Given exercise: Would you transcribe the listing that follows, character for character, and omit its images?
--------------------------------------------------
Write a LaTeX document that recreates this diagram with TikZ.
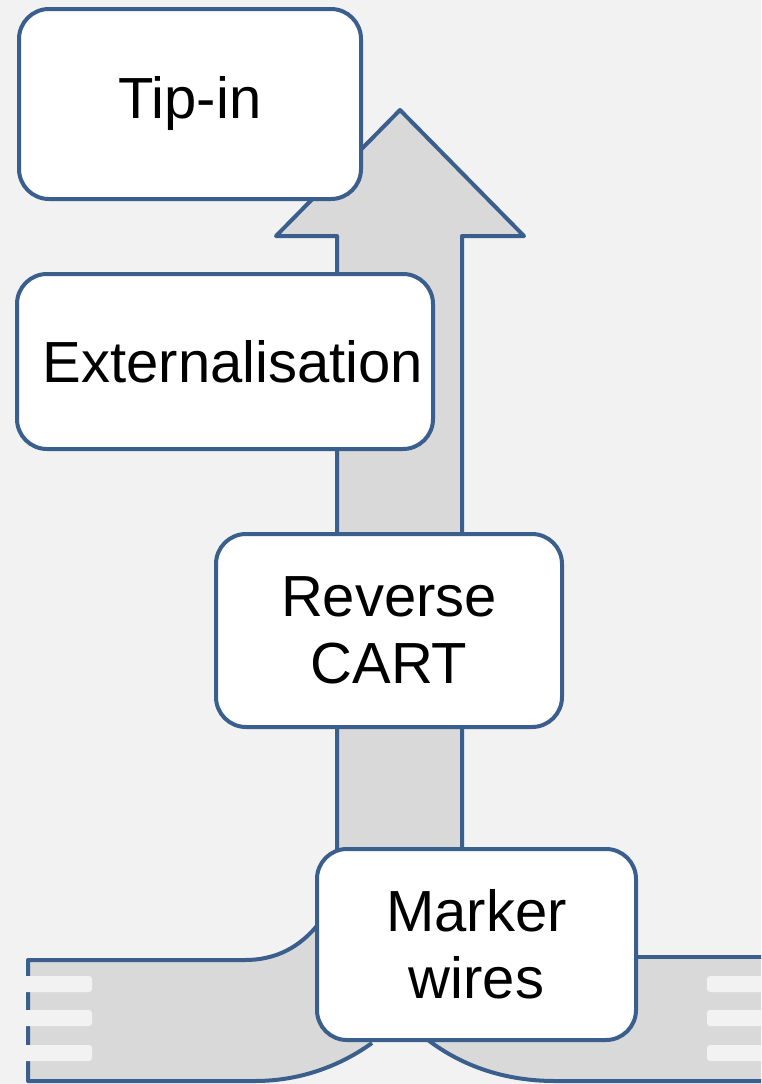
\documentclass[tikz,border=0pt]{standalone}
\usepackage{fontspec}
\setmainfont{Liberation Sans}
\definecolor{bgc}{RGB}{242,242,242}
\definecolor{edgec}{RGB}{58,95,140}
\definecolor{ribc}{RGB}{217,217,217}
\tikzset{
  stepbox/.style={draw=edgec, line width=4pt, fill=white, rounded corners=30pt,
    align=center, inner sep=0pt, font=\fontsize{58}{67}\selectfont},
  ribbon/.style={fill=ribc},
  outline/.style={draw=edgec, line width=4pt, line join=round},
  notch/.style={fill=bgc, rounded corners=3pt}
}
\begin{document}
\begin{tikzpicture}[x=1pt,y=-1pt]
\useasboundingbox (0,0) rectangle (761,1084);
\fill[bgc] (0,0) rectangle (761,1084);
\begin{scope}
\clip (0,0) rectangle (761,1084);
% left ribbon
\fill[ribbon] (28,960) -- (245,960) .. controls (275,960) and (300,948) .. (320,922)
  -- (420,922) -- (420,1038) -- (375,1038) -- (372,1043) .. controls (340,1066) and (300,1081) .. (255,1081)
  -- (28,1081) -- cycle;
\draw[outline] (320,922) .. controls (300,948) and (275,960) .. (245,960) -- (28,960)
  -- (28,1081) -- (255,1081) .. controls (300,1081) and (340,1066) .. (372,1043);
\foreach \y in {976,1010,1045}
  \fill[notch] (20,\y) rectangle (92,\y+16);
% right ribbon
\fill[ribbon] (600,957) -- (780,957) -- (780,1081) -- (555,1081)
  .. controls (505,1081) and (462,1066) .. (428,1040) -- (426,1038) -- (420,957) -- cycle;
\draw[outline] (600,957) -- (780,957);
\draw[outline] (780,1081) -- (555,1081) .. controls (505,1081) and (462,1066) .. (428,1040);
\foreach \y in {976,1010,1045}
  \fill[notch] (707,\y) rectangle (780,\y+16);
\end{scope}
% big arrow
\draw[outline, fill=ribc] (337,900) -- (337,236) -- (276,236) -- (400,110) -- (524,236)
  -- (462,236) -- (462,900) -- cycle;
% boxes
\node[stepbox, minimum width=342pt, minimum height=190pt] (tip) at (190,104) {\raisebox{-4pt}{Tip-in}};
\node[stepbox, minimum width=416pt, minimum height=175pt] (ext) at (225,361.5) {\hspace{16pt}Externalisation};
\node[stepbox, minimum width=346pt, minimum height=193pt] (cart) at (389,630.5) {Reverse\\CART};
\node[stepbox, minimum width=319pt, minimum height=191pt] (mark) at (476.5,944.5) {Marker\\wires};
\end{tikzpicture}
\end{document}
--------------------------------------------------
Output below:
Write a LaTeX document that recreates this diagram with TikZ.
\documentclass[tikz,border=0pt]{standalone}
\usepackage{fontspec}
\setmainfont{Liberation Sans}
\definecolor{bgc}{RGB}{242,242,242}
\definecolor{edgec}{RGB}{58,95,140}
\definecolor{ribc}{RGB}{217,217,217}
\tikzset{
  stepbox/.style={draw=edgec, line width=4pt, fill=white, rounded corners=30pt,
    align=center, inner sep=0pt, font=\fontsize{58}{67}\selectfont},
  ribbon/.style={fill=ribc},
  outline/.style={draw=edgec, line width=4pt, line join=round},
  notch/.style={fill=bgc, rounded corners=3pt}
}
\begin{document}
\begin{tikzpicture}[x=1pt,y=-1pt]
\useasboundingbox (0,0) rectangle (761,1084);
\fill[bgc] (0,0) rectangle (761,1084);
\begin{scope}
\clip (0,0) rectangle (761,1084);
% left ribbon
\fill[ribbon] (28,960) -- (245,960) .. controls (275,960) and (300,948) .. (320,922)
  -- (420,922) -- (420,1038) -- (375,1038) -- (372,1043) .. controls (340,1066) and (300,1081) .. (255,1081)
  -- (28,1081) -- cycle;
\draw[outline] (320,922) .. controls (300,948) and (275,960) .. (245,960) -- (28,960)
  -- (28,1081) -- (255,1081) .. controls (300,1081) and (340,1066) .. (372,1043);
\foreach \y in {976,1010,1045}
  \fill[notch] (20,\y) rectangle (92,\y+16);
% right ribbon
\fill[ribbon] (600,957) -- (780,957) -- (780,1081) -- (555,1081)
  .. controls (505,1081) and (462,1066) .. (428,1040) -- (426,1038) -- (420,957) -- cycle;
\draw[outline] (600,957) -- (780,957);
\draw[outline] (780,1081) -- (555,1081) .. controls (505,1081) and (462,1066) .. (428,1040);
\foreach \y in {976,1010,1045}
  \fill[notch] (707,\y) rectangle (780,\y+16);
\end{scope}
% big arrow
\draw[outline, fill=ribc] (337,900) -- (337,236) -- (276,236) -- (400,110) -- (524,236)
  -- (462,236) -- (462,900) -- cycle;
% boxes
\node[stepbox, minimum width=342pt, minimum height=190pt] (tip) at (190,104) {\raisebox{-4pt}{Tip-in}};
\node[stepbox, minimum width=416pt, minimum height=175pt] (ext) at (225,361.5) {\hspace{16pt}Externalisation};
\node[stepbox, minimum width=346pt, minimum height=193pt] (cart) at (389,630.5) {Reverse\\CART};
\node[stepbox, minimum width=319pt, minimum height=191pt] (mark) at (476.5,944.5) {Marker\\wires};
\end{tikzpicture}
\end{document}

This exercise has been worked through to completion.